Ele embasou a sua decisão no fato de que a livre manifestação das atividades intelectuais, artísticas, científicas e de comunicação é assegurada pela Constituição Federal brasileira. “Desse modo, a liberdade de expressão, quando exercida sem abusos ou excessos, não pode sofrer censura nem dá ensejo à responsabilização civil”, sublinhou.

“O valor de uma sociedade livre foi alvo de determinação expressa como sendo um dos objetivos da República (CF, art. 3º, I) e pressupõe, certamente, o respeito ao direito de expressão”, anotou no acórdão, negando a apelação e confirmando os exatos fundamentos da sentença.

Os pais

Na ação inicial indenizatória, os pais da vítima se declararam chocados ao tomar contato com determinados trechos de “Kiss – Uma Porta para o Céu, a ponto de ficarem desestruturados psicologicamente, necessitando de tratamento.

Uma das passagens em questão levanta, segundo eles, a hipótese de que as vítimas foram levadas com vida para o local reservado à identificação dos corpos. Também acusaram o escritor e a editora de agirem “de forma oportunista e prematura”, exigindo a punição financeira.

O réu (cujo nome real é Eusébio Laurentino Trevisan) alegou ter escrito uma “obra de autoajuda com o objetivo de acalmar a angústia dos familiares das vítimas”. Ele publicou o livro dois meses após a tragédia “justamente para aplacar, naquele momento, a dor e o sofrimento deles”.

Ele acrescentou que os trechos destacados pelos autores devem ser analisados no contexto da obra, e não de forma isolada: “Afinal, na contracapa, foi dito que seriam usadas parábolas e alegorias para relatar história por meio de de personagens e acontecimentos simbólicos”.

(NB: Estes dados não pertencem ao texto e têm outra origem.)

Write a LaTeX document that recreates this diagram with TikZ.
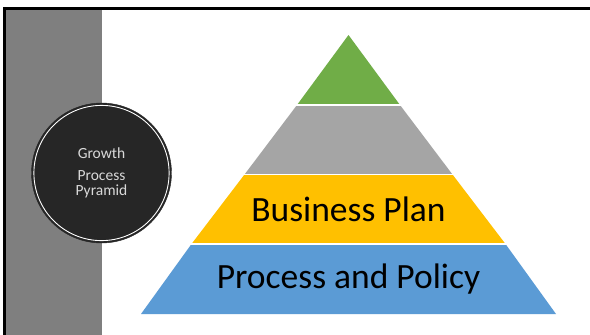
\documentclass[tikz,border=0pt]{standalone}
\usepackage{fontspec}
\setmainfont{Carlito}
\definecolor{bargrey}{HTML}{7F7F7F}
\definecolor{badgedark}{HTML}{262626}
\definecolor{badgetext}{HTML}{D9D9D9}
\definecolor{tiergreen}{HTML}{70AD47}
\definecolor{tiergrey}{HTML}{A5A5A5}
\definecolor{tieryellow}{HTML}{FFC000}
\definecolor{tierblue}{HTML}{5B9BD5}
\tikzset{
  tiertext/.style={font=\fontsize{35.5}{42}\selectfont, text=black},
  badgeline/.style={font=\fontsize{15.5}{18}\selectfont, text=badgetext, anchor=base},
}
\begin{document}
\begin{tikzpicture}[x=1pt,y=-1pt]
    \useasboundingbox (0,0) rectangle (590,335);
    \fill[white] (0,0) rectangle (590,335);

    % side bar and frame
    \fill[bargrey] (6,10) rectangle (102,335);
    \fill[black] (3,7) rectangle (590,10);
    \fill[black] (3,7) rectangle (6,335);

    % badge
    \node[circle, fill=badgedark, draw=badgedark, minimum size=140pt, inner sep=0pt] (badge) at (101.5,173) {};
    \draw[white, line width=0.9pt] (badge.center) circle (67.6);
    \node[badgeline] (growth) at (101.5,158.5) {Growth};
    \node[badgeline] (process) at (101.5,180) {Process};
    \node[badgeline] (pyramid) at (101.5,195) {Pyramid};

    % pyramid tiers
    \fill[tierblue] (141,314) -- (556,314) -- (505.5,244) -- (191.5,244) -- cycle;
    \fill[tieryellow] (191.5,244) -- (505.5,244) -- (452.5,174.5) -- (244.5,174.5) -- cycle;
    \fill[tiergrey] (244.5,174.5) -- (452.5,174.5) -- (400,105) -- (297,105) -- cycle;
    \fill[tiergreen] (297,105) -- (400,105) -- (348.5,35) -- cycle;
    \draw[white, line width=1.6pt] (185,244) -- (512,244);
    \draw[white, line width=1.6pt] (238,174.5) -- (459,174.5);
    \draw[white, line width=1.6pt] (290,105) -- (407,105);

    \node[tiertext] (plan) at (348.5,209.5) {Business Plan};
    \node[tiertext] (policy) at (348.5,279) {Process and Policy};
  \end{tikzpicture}
\end{document}
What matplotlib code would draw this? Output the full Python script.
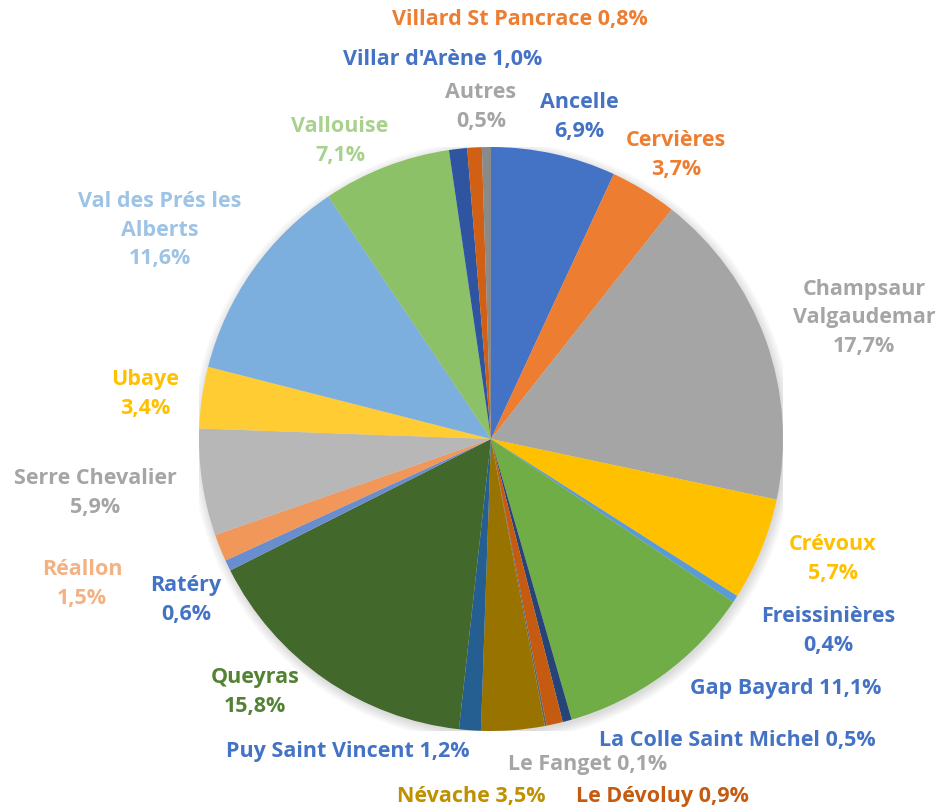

Ao ser citada, a editora frisou que é responsável apenas pela impressão, publicação e divulgação da obra literária, sem relação com o seu conteúdo. Logo, não pode inibir uso de figuras de linguagem nem proibir citações fictícias e espirituais, utilizadas sob total responsabilidade do escritor. “Não há citação do nome das vítimas ou dos seus familiares, o que inviabiliza reparação à honra ou à imagem”, ressaltou.

Primeira instância

A 3ª Vara Cível da Comarca de Santa Maria havia julgado improcedente a ação indenizatória intentada pelo casal, por entender que o direito à liberdade de expressão (artigo 5º), exercido pelos réus, não violou intimidade, vida privada, honra ou imagem dos autores), assegurados na Carta Magna. Com isso, não se poderia falar em pagamento de indenização por danos morais nem a retirada do livro de circulação.

O juiz Michel Martins Arjona seguiu na mesma linha da defesa de Trevisan, de que o livro se valeu de muitas parábolas e alegorias, ferramentas empregadas frequentemente em textos religiosos, com o objetivo usar a fantasia e a espiritualidade como meio de explorar a realidade. “A obra apenas trouxe mensagens que proporcionam uma análise espiritual e acalentadora dos fatos ocorridos, o que condiz com o gênero da autoajuda, pelo qual o autor é reconhecido no mercado editorial”.

“Ademais, destaca-se que a obra não se utiliza de nomes ou imagens das vítimas ou familiares, nem de referências que direcionem os trechos impugnados diretamente aos parentes das vítimas, de modo que não se verifica na obra a alegada lesão à imagem ou nome de qualquer pessoa”, complementou o magistrado.

Ainda segundo Arjona, o laudo da perícia médica, em conjunto com as demais provas, não permite concluir que a leitura de trechos do livro se constituiu em causa exclusiva de dor, sofrimento e abalo psicológico dos autores da ação indenizatória: “Deve-se considerar que ambos encontravam-se em evidente elaboração da perda precoce da filha, ocorrida dois meses antes da publicação do livro, não sendo possível distinguir os sintomas oriundos do luto natural dos decorrentes da leitura da obra”.